## Begin
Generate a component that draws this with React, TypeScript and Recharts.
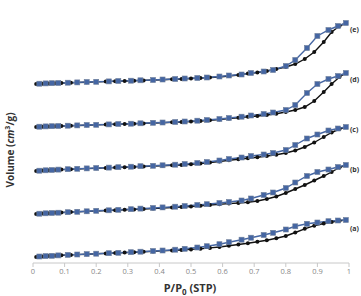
import React from "react";
import { Line, LineChart, XAxis, YAxis } from "recharts";

// relative pressure points, adsorption branch and desorption branch
const adsP = [0.01, 0.03, 0.05, 0.07, 0.09, 0.12, 0.14, 0.17, 0.2, 0.23, 0.26, 0.29, 0.32, 0.35, 0.38, 0.41, 0.44, 0.47, 0.5, 0.53, 0.56, 0.59, 0.62, 0.65, 0.68, 0.71, 0.74, 0.77, 0.8, 0.83, 0.86, 0.89, 0.92, 0.945, 0.97, 0.99];
const desP = [0.99, 0.965, 0.935, 0.9, 0.867, 0.83, 0.8, 0.76, 0.73, 0.69, 0.66, 0.62, 0.59, 0.55, 0.52, 0.48, 0.45, 0.41, 0.38, 0.34, 0.31, 0.27, 0.24, 0.2, 0.17, 0.14, 0.11, 0.08, 0.06, 0.04, 0.02];

const xTicks = [0, 0.1, 0.2, 0.3, 0.4, 0.5, 0.6, 0.7, 0.8, 0.9, 1];
const seriesNames = ["(a)", "(b)", "(c)", "(d)", "(e)"];

// volumes (offset, stacked)
const aAds = [6, 6.5, 7, 7.3, 7.7, 8.1, 8.4, 8.8, 9.2, 9.6, 10, 10.4, 10.8, 11.2, 11.6, 12.1, 12.6, 13, 13.6, 14.3, 15.1, 16, 17.2, 18.5, 19.8, 21.2, 22.8, 24.7, 27, 30.5, 34.2, 37.3, 39.5, 41, 42.2, 43];
const aDes = [43, 42.5, 41.8, 40.5, 39.2, 36.7, 33.5, 30.2, 28, 25.3, 23.3, 20.8, 18.8, 16.8, 15.5, 14.2, 13.3, 12.5, 12, 11.3, 10.8, 10.2, 9.8, 9.3, 8.9, 8.5, 8.1, 7.6, 7.2, 6.9, 6.5];

const bAds = [49, 49.4, 49.8, 50.2, 50.5, 50.9, 51.2, 51.6, 52, 52.4, 52.8, 53.2, 53.6, 54, 54.5, 55, 55.5, 56, 56.5, 57.2, 58, 58.7, 59.4, 60, 60.8, 62, 64, 66.5, 70, 74, 78, 82.5, 87, 91, 95.5, 98];
const bDes = [98, 96, 93.5, 91, 87, 80.5, 75, 70.5, 68, 64.5, 62.5, 61, 60, 58.8, 58, 57, 56.3, 55.6, 55, 54.4, 53.8, 53.2, 52.7, 52.2, 51.7, 51.2, 50.8, 50.3, 50, 49.7, 49.3];

const cAds = [92, 92.4, 92.8, 93.1, 93.4, 93.8, 94, 94.4, 94.8, 95.1, 95.4, 95.8, 96.1, 96.5, 96.9, 97.3, 97.7, 98, 98.7, 99.5, 100.5, 101.5, 102.8, 103.8, 104.8, 105.8, 107, 108.3, 110, 112.5, 116, 120.5, 126, 130.5, 134, 136];
const cDes = [136, 134.5, 132.5, 128.5, 124.5, 118, 113, 110, 108.5, 107, 105.5, 104, 102.5, 101, 100, 99, 98.3, 97.7, 97.2, 96.8, 96.3, 95.8, 95.4, 95, 94.6, 94.2, 93.8, 93.4, 93, 92.7, 92.3];

const dAds = [136, 136.3, 136.6, 136.8, 137, 137.3, 137.5, 137.8, 138.1, 138.4, 138.7, 139, 139.3, 139.6, 140, 140.3, 140.7, 141, 141.5, 142, 142.7, 143.5, 144.5, 145.3, 146.2, 147, 148, 149.3, 151, 153, 156, 162, 171, 179, 186, 190];
const dDes = [190, 187, 184, 179, 170, 158, 153, 150.5, 149, 147.5, 146.3, 145, 144, 143, 142.3, 141.5, 141, 140.5, 140.2, 139.7, 139.3, 139, 138.6, 138.2, 138, 137.6, 137.3, 137, 136.8, 136.6, 136.3];

const eAds = [179, 179.3, 179.6, 179.8, 180, 180.3, 180.5, 180.8, 181.1, 181.4, 181.7, 182, 182.3, 182.6, 183, 183.3, 183.7, 184, 184.5, 185, 185.5, 186, 187, 188, 189.5, 190.5, 192, 194, 196, 199, 204, 211, 221, 231, 237, 240];
const eDes = [240, 237, 233, 227, 215, 203, 197, 193, 191.5, 190, 188.5, 187.5, 186.5, 185.5, 185, 184.5, 184, 183.5, 183, 182.7, 182.3, 182, 181.6, 181.2, 181, 180.6, 180.3, 180, 179.8, 179.6, 179.3];

const adsSeries = [aAds, bAds, cAds, dAds, eAds];
const desSeries = [aDes, bDes, cDes, dDes, eDes];

const toPoints = (ps: number[], vs: number[]) => ps.map((p, i) => ({ p, v: vs[i] }));

const BLUE = "#4566a3";
const BLACK = "#111111";

const Square = (props: any) => {
  const { cx, cy } = props;
  if (cx == null || cy == null) return null;
  return <rect x={cx - 2.5} y={cy - 2.5} width={5} height={5} fill={BLUE} stroke="#6f7f99" strokeWidth={0.6} />;
};

const Circle = (props: any) => {
  const { cx, cy } = props;
  if (cx == null || cy == null) return null;
  return <circle cx={cx} cy={cy} r={2} fill={BLACK} />;
};

const labelY = [229, 170, 130, 80, 30];

export default function App() {
  return (
    <div style={{ position: "fixed", left: 0, top: 0, width: 361, height: 296, background: "#fff", fontFamily: "'Open Sans', sans-serif", overflow: "hidden" }}>
      <LineChart width={361} height={296} margin={{ top: 10, right: 12, left: 33, bottom: 13 }}>
        <XAxis
          type="number"
          dataKey="p"
          domain={[0, 1]}
          ticks={xTicks}
          tickFormatter={(t: number) => String(t)}
          height={20}
          stroke="#c8c8c8"
          tickSize={4}
          tick={{ fill: "#888888", fontSize: 7.5 }}
          allowDataOverflow
        />
        <YAxis hide type="number" domain={[0, 253]} width={0} />
        {adsSeries.map((vs, i) => (
          <Line
            key={"ads" + i}
            data={toPoints(adsP, vs)}
            dataKey="v"
            stroke={BLACK}
            strokeWidth={1.4}
            dot={<Circle />}
            activeDot={false}
            isAnimationActive={false}
          />
        ))}
        {desSeries.map((vs, i) => (
          <Line
            key={"des" + i}
            data={toPoints(desP, vs)}
            dataKey="v"
            stroke={BLUE}
            strokeWidth={1.4}
            dot={<Square />}
            activeDot={false}
            isAnimationActive={false}
          />
        ))}
      </LineChart>
      {seriesNames.map((name, i) => (
        <div
          key={name}
          style={{ position: "absolute", left: 350, top: labelY[i] - 5, fontSize: 7, fontWeight: 700, color: "#333", lineHeight: "10px", whiteSpace: "nowrap" }}
        >
          {name}
        </div>
      ))}
      <div style={{ position: "absolute", left: 140, width: 100, top: 281, textAlign: "center", fontSize: 11, fontWeight: 700, color: "#333", lineHeight: "14px" }}>
        P/P<sub style={{ fontSize: 8 }}>0</sub> (STP)
      </div>
      <div
        style={{
          position: "absolute",
          left: 9,
          top: 150,
          transform: "translate(-50%, -50%) rotate(-90deg)",
          whiteSpace: "nowrap",
          fontSize: 10,
          fontWeight: 700,
          color: "#333",
          lineHeight: "12px",
        }}
      >
        Volume (<i>cm</i><sup style={{ fontSize: 7 }}>3</sup>/g)
      </div>
    </div>
  );
}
## End
The task: Return only the lines running from the top of the data to the line that holds "LineChart, XAxis, YAxis". Include both of those lines, but skip the pictures.

Written response:
Generate a component that draws this with React, TypeScript and Recharts.
import React from "react";
import { Line, LineChart, XAxis, YAxis } from "recharts";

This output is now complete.